- [Material]
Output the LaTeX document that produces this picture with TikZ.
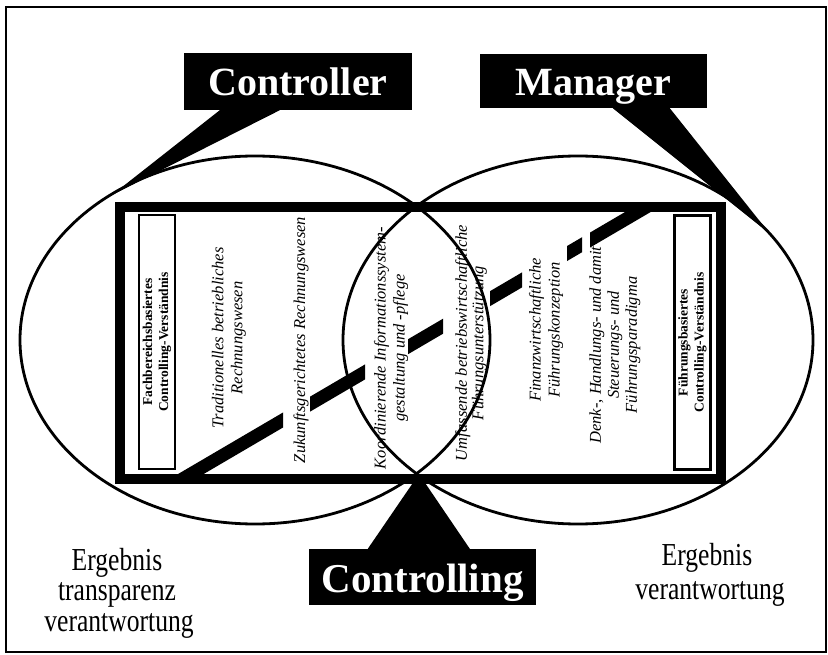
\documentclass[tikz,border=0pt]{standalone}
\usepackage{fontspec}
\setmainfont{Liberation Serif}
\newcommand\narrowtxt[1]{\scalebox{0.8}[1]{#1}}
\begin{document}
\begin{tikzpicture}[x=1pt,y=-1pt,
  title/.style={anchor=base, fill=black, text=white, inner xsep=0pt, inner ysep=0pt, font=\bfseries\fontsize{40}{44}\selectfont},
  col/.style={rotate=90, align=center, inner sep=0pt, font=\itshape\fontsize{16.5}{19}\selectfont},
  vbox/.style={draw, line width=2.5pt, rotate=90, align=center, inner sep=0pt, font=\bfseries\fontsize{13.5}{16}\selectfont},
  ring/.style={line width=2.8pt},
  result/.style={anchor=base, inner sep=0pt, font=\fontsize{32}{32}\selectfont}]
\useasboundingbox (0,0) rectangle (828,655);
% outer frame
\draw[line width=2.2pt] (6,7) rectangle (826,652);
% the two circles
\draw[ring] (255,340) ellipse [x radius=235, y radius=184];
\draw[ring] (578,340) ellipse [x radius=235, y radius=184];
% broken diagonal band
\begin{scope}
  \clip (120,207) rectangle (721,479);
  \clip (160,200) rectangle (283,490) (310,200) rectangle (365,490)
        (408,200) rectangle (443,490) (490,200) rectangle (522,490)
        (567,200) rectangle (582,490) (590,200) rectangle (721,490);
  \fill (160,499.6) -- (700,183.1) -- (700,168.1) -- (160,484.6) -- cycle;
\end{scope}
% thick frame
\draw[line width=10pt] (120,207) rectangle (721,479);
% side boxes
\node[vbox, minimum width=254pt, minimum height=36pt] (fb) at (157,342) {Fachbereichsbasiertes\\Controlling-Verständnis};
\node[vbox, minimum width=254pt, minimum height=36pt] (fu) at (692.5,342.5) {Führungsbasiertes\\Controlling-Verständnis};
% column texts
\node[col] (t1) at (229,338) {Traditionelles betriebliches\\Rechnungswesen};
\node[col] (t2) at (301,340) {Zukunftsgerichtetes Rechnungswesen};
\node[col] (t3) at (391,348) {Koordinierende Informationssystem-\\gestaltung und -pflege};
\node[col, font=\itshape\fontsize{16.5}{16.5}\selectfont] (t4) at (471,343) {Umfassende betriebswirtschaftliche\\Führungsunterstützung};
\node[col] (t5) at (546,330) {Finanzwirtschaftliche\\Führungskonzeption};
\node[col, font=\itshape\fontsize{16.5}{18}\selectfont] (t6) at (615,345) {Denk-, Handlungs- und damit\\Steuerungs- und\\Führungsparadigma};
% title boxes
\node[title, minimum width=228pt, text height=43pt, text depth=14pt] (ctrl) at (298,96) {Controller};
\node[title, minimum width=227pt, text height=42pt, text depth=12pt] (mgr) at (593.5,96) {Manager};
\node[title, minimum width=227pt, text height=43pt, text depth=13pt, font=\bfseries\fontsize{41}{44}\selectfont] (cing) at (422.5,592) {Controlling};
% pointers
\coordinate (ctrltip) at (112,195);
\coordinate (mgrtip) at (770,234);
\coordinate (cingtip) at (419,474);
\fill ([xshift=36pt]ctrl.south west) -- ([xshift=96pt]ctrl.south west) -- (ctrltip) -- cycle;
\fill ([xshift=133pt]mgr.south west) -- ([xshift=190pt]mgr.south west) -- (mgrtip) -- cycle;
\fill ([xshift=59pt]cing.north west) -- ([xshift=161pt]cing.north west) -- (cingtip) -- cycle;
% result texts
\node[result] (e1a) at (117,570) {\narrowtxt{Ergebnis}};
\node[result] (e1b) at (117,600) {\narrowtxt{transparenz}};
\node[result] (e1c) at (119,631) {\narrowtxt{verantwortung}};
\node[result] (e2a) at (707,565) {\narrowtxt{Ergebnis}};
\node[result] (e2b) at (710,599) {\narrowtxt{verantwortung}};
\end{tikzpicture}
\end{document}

- [Work to do] Transcribe the whole listing exactly. Pictures stay out of your copy.

- [Result of this exercise]
Output the LaTeX document that produces this picture with TikZ.
\documentclass[tikz,border=0pt]{standalone}
\usepackage{fontspec}
\setmainfont{Liberation Serif}
\newcommand\narrowtxt[1]{\scalebox{0.8}[1]{#1}}
\begin{document}
\begin{tikzpicture}[x=1pt,y=-1pt,
  title/.style={anchor=base, fill=black, text=white, inner xsep=0pt, inner ysep=0pt, font=\bfseries\fontsize{40}{44}\selectfont},
  col/.style={rotate=90, align=center, inner sep=0pt, font=\itshape\fontsize{16.5}{19}\selectfont},
  vbox/.style={draw, line width=2.5pt, rotate=90, align=center, inner sep=0pt, font=\bfseries\fontsize{13.5}{16}\selectfont},
  ring/.style={line width=2.8pt},
  result/.style={anchor=base, inner sep=0pt, font=\fontsize{32}{32}\selectfont}]
\useasboundingbox (0,0) rectangle (828,655);
% outer frame
\draw[line width=2.2pt] (6,7) rectangle (826,652);
% the two circles
\draw[ring] (255,340) ellipse [x radius=235, y radius=184];
\draw[ring] (578,340) ellipse [x radius=235, y radius=184];
% broken diagonal band
\begin{scope}
  \clip (120,207) rectangle (721,479);
  \clip (160,200) rectangle (283,490) (310,200) rectangle (365,490)
        (408,200) rectangle (443,490) (490,200) rectangle (522,490)
        (567,200) rectangle (582,490) (590,200) rectangle (721,490);
  \fill (160,499.6) -- (700,183.1) -- (700,168.1) -- (160,484.6) -- cycle;
\end{scope}
% thick frame
\draw[line width=10pt] (120,207) rectangle (721,479);
% side boxes
\node[vbox, minimum width=254pt, minimum height=36pt] (fb) at (157,342) {Fachbereichsbasiertes\\Controlling-Verständnis};
\node[vbox, minimum width=254pt, minimum height=36pt] (fu) at (692.5,342.5) {Führungsbasiertes\\Controlling-Verständnis};
% column texts
\node[col] (t1) at (229,338) {Traditionelles betriebliches\\Rechnungswesen};
\node[col] (t2) at (301,340) {Zukunftsgerichtetes Rechnungswesen};
\node[col] (t3) at (391,348) {Koordinierende Informationssystem-\\gestaltung und -pflege};
\node[col, font=\itshape\fontsize{16.5}{16.5}\selectfont] (t4) at (471,343) {Umfassende betriebswirtschaftliche\\Führungsunterstützung};
\node[col] (t5) at (546,330) {Finanzwirtschaftliche\\Führungskonzeption};
\node[col, font=\itshape\fontsize{16.5}{18}\selectfont] (t6) at (615,345) {Denk-, Handlungs- und damit\\Steuerungs- und\\Führungsparadigma};
% title boxes
\node[title, minimum width=228pt, text height=43pt, text depth=14pt] (ctrl) at (298,96) {Controller};
\node[title, minimum width=227pt, text height=42pt, text depth=12pt] (mgr) at (593.5,96) {Manager};
\node[title, minimum width=227pt, text height=43pt, text depth=13pt, font=\bfseries\fontsize{41}{44}\selectfont] (cing) at (422.5,592) {Controlling};
% pointers
\coordinate (ctrltip) at (112,195);
\coordinate (mgrtip) at (770,234);
\coordinate (cingtip) at (419,474);
\fill ([xshift=36pt]ctrl.south west) -- ([xshift=96pt]ctrl.south west) -- (ctrltip) -- cycle;
\fill ([xshift=133pt]mgr.south west) -- ([xshift=190pt]mgr.south west) -- (mgrtip) -- cycle;
\fill ([xshift=59pt]cing.north west) -- ([xshift=161pt]cing.north west) -- (cingtip) -- cycle;
% result texts
\node[result] (e1a) at (117,570) {\narrowtxt{Ergebnis}};
\node[result] (e1b) at (117,600) {\narrowtxt{transparenz}};
\node[result] (e1c) at (119,631) {\narrowtxt{verantwortung}};
\node[result] (e2a) at (707,565) {\narrowtxt{Ergebnis}};
\node[result] (e2b) at (710,599) {\narrowtxt{verantwortung}};
\end{tikzpicture}
\end{document}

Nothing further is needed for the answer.